Putin follows a familiar playbook to extend autocratic rule
It’s not always a thunderous midnight knock on a dissident’s door, or tanks rumbling through cobblestone streets, or a leaderfor-life’s face displayed on giant, ubiquitous billboards.
Sometimes, an authoritarian’s tightening grip on power is a far subtler affair – couched in the benign language of constitutional reform, perhaps, or conveyed as a mundane technical adjustment in the powers of certain governmental institutions. It can even take place in the guise of a seemingly free election.
Russian President Vladimir Putin – whose pluckedfrom-obscurity choice for prime minister won overwhelming parliamentary approval Thursday, to the surprise of virtually no one – is operating from an autocrat’s playbook that is old and new, analysts say. Elsewhere in the world, he has plenty of company.
“Dictators don’t voluntarily step away from power without some way to defend themselves and their assets,” said Marc Behrendt, the director of Europe and Eurasia programs at Freedom House, a Washington-based nonprofit group that promotes democracy and human rights.
That can mean a carefully calibrated campaign, sometimes taking place over many years, as authoritarian leaders work to make sure that not only they, but also cronies who prop up their governments, will be protected in the long term. Thus, personal power and personal financial gain can become inextricably entwined.
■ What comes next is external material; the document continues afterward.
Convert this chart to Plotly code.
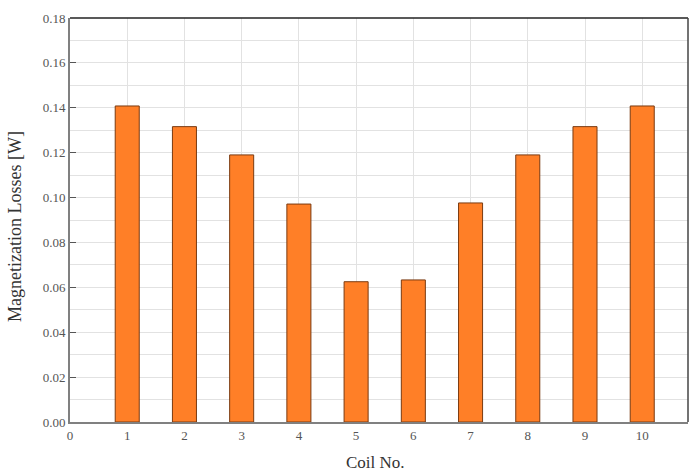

Scholars of democracy, particularly of its global erosion in recent years, say that in countries such as Prime Minister Viktor Orban’s Hungary or President Recep Tayyip Erdogan’s Turkey, a leader will often make calculated use of structures that are meant to strengthen the rule of law, employing them to weaken it instead.
That can involve methods such as undermining the independence of the judiciary, as activists have documented in Poland, a member of the European Union.
Or independent institutions such as a formerly free press can be co-opted, as in Hungary, also an EU member, through the buying up of news outlets by business titans friendly to the government.
Frequently, the most convenient vehicle for pushing through change that works to a leader’s advantage is the constitution, generally a country’s revered founding document or one adopted after momentous social change. For an authoritarian head of state or government, being able to characterize as constitutional even profoundly undemocratic actions – such as jailing political opponents in the name of national security – provides a veneer of legitimacy, analysts say.